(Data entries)
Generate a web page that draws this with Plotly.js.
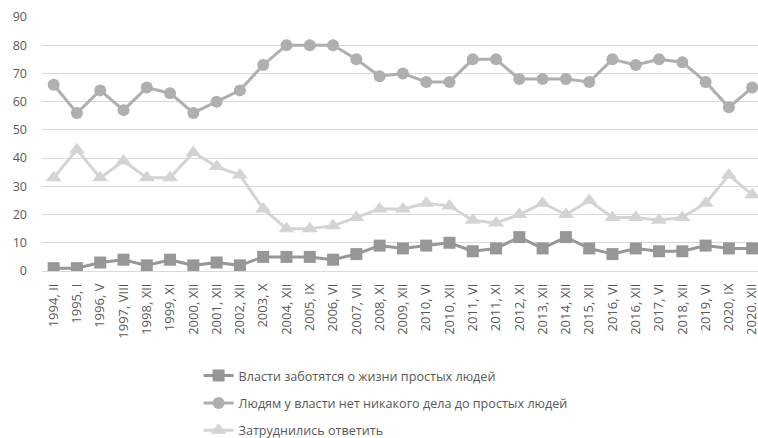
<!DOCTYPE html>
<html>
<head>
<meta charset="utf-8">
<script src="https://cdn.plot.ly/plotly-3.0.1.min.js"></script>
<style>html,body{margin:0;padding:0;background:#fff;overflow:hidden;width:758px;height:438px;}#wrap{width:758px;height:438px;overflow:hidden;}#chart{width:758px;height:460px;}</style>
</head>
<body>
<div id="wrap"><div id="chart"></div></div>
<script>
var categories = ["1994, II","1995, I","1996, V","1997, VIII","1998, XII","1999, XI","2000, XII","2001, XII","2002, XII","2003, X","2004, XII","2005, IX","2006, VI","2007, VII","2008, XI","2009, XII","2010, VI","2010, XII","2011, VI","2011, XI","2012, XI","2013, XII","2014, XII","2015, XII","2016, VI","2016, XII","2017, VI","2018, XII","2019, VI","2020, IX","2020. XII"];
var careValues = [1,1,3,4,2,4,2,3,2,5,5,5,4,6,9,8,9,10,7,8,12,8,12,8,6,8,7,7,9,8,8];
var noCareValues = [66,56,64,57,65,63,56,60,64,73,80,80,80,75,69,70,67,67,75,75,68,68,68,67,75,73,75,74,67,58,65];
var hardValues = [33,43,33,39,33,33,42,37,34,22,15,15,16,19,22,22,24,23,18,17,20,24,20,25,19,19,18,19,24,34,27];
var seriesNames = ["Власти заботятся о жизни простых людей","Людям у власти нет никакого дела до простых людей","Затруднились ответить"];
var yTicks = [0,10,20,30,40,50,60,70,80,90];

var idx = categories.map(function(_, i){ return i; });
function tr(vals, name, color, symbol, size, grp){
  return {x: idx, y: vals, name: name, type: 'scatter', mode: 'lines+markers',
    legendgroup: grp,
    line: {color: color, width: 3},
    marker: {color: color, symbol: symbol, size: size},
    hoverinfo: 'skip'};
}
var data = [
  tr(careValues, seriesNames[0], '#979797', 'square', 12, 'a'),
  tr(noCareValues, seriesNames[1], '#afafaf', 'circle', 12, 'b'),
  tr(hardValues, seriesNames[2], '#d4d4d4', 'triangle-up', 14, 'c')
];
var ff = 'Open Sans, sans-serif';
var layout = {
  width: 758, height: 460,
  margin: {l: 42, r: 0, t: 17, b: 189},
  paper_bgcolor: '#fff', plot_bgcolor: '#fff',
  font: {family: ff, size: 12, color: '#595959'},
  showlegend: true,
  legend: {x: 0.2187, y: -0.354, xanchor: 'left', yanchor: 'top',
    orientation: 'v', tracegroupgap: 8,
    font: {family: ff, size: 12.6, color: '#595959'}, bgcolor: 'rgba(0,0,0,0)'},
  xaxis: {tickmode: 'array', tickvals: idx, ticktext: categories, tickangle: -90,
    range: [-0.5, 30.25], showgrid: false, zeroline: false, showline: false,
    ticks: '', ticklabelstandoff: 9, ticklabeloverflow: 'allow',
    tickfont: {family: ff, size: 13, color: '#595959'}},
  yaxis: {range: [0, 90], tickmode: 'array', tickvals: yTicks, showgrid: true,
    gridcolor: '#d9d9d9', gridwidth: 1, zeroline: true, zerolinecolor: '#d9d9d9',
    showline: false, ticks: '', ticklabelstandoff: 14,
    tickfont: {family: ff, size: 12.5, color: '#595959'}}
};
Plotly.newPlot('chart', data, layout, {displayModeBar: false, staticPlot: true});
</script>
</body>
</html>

--

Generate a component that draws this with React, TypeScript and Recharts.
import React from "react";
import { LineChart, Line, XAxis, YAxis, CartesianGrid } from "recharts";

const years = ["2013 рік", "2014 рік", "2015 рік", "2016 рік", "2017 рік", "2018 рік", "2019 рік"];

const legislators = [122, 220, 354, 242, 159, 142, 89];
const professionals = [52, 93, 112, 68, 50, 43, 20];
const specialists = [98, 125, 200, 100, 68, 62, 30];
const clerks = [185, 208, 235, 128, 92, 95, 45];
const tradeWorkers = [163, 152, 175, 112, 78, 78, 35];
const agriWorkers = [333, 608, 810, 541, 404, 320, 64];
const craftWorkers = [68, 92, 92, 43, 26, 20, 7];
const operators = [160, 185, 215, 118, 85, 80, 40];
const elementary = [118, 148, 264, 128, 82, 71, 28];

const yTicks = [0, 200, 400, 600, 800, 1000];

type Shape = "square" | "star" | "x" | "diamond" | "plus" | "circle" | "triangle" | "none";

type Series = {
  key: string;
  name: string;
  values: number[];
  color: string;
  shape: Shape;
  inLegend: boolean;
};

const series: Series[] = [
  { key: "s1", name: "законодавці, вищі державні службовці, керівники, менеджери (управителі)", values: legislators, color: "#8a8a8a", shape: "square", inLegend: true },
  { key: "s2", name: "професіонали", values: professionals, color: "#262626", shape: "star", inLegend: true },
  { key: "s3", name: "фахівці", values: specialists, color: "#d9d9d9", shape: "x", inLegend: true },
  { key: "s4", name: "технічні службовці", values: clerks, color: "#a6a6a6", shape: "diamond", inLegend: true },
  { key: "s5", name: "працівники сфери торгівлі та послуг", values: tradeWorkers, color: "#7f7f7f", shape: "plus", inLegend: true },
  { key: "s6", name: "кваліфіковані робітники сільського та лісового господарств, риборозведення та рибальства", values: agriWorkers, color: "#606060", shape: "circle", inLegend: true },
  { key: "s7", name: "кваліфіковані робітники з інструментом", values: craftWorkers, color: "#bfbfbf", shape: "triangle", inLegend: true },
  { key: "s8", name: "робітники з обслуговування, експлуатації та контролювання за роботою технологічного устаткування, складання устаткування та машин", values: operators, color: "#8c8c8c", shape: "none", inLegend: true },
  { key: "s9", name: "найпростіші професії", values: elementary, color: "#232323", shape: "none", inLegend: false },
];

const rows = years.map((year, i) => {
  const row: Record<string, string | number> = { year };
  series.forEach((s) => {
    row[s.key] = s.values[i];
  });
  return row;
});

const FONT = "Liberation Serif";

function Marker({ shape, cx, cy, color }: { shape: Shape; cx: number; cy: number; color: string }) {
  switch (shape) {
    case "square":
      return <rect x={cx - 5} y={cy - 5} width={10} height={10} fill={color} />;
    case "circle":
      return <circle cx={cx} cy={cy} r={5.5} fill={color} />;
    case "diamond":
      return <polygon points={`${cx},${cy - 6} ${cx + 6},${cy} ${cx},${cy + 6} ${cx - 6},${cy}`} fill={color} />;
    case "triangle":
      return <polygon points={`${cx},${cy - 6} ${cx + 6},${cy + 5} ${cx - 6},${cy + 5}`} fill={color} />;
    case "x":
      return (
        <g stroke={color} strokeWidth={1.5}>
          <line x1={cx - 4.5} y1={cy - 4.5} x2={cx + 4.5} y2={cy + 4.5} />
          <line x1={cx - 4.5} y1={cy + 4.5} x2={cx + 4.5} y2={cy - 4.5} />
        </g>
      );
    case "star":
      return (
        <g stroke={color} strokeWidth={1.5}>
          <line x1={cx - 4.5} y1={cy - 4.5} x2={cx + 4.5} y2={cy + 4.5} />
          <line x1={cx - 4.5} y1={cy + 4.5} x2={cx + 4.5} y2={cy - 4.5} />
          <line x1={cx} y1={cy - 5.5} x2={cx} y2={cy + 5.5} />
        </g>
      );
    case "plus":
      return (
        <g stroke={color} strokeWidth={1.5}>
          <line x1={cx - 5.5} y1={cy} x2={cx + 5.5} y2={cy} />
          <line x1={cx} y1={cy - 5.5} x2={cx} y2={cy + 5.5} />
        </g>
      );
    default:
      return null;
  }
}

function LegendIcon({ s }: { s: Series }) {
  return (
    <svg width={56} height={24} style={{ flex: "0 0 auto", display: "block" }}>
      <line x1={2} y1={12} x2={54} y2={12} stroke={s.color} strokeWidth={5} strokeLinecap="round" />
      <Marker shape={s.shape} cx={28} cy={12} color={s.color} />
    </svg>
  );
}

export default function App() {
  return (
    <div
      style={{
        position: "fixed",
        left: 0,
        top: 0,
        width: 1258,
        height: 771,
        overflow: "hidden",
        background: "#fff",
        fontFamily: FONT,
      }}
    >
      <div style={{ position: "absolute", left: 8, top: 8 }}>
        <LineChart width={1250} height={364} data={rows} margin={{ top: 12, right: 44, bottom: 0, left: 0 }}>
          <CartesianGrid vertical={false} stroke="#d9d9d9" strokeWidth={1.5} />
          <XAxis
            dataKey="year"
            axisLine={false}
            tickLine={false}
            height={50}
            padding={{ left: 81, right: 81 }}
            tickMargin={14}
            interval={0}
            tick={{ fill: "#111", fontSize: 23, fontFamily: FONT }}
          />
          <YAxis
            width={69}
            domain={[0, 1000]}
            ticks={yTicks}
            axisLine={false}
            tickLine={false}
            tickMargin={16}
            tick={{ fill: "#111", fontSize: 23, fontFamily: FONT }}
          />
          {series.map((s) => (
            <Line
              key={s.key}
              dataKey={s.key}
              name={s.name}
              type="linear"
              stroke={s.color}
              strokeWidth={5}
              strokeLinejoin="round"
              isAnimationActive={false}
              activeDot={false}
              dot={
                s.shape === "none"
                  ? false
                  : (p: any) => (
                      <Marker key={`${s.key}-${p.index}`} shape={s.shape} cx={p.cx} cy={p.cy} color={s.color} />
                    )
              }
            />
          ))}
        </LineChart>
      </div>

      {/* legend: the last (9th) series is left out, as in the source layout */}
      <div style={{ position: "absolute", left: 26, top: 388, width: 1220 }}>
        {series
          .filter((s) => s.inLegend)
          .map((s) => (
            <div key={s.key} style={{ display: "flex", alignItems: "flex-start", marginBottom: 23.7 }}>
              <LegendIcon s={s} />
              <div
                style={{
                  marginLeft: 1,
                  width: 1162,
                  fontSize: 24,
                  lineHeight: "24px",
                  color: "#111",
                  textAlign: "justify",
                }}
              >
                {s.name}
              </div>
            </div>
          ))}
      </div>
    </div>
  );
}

» **WORK TO DO**:
Skip all pictures. Output only the lines from the one containing "Generate a web" to the one containing "var yTicks = [0,10,20,30,40,50,60,70,80,90];", both lines included.

» **RESULT OF THIS TASK**:
Generate a web page that draws this with Plotly.js.
<!DOCTYPE html>
<html>
<head>
<meta charset="utf-8">
<script src="https://cdn.plot.ly/plotly-3.0.1.min.js"></script>
<style>html,body{margin:0;padding:0;background:#fff;overflow:hidden;width:758px;height:438px;}#wrap{width:758px;height:438px;overflow:hidden;}#chart{width:758px;height:460px;}</style>
</head>
<body>
<div id="wrap"><div id="chart"></div></div>
<script>
var categories = ["1994, II","1995, I","1996, V","1997, VIII","1998, XII","1999, XI","2000, XII","2001, XII","2002, XII","2003, X","2004, XII","2005, IX","2006, VI","2007, VII","2008, XI","2009, XII","2010, VI","2010, XII","2011, VI","2011, XI","2012, XI","2013, XII","2014, XII","2015, XII","2016, VI","2016, XII","2017, VI","2018, XII","2019, VI","2020, IX","2020. XII"];
var careValues = [1,1,3,4,2,4,2,3,2,5,5,5,4,6,9,8,9,10,7,8,12,8,12,8,6,8,7,7,9,8,8];
var noCareValues = [66,56,64,57,65,63,56,60,64,73,80,80,80,75,69,70,67,67,75,75,68,68,68,67,75,73,75,74,67,58,65];
var hardValues = [33,43,33,39,33,33,42,37,34,22,15,15,16,19,22,22,24,23,18,17,20,24,20,25,19,19,18,19,24,34,27];
var seriesNames = ["Власти заботятся о жизни простых людей","Людям у власти нет никакого дела до простых людей","Затруднились ответить"];
var yTicks = [0,10,20,30,40,50,60,70,80,90];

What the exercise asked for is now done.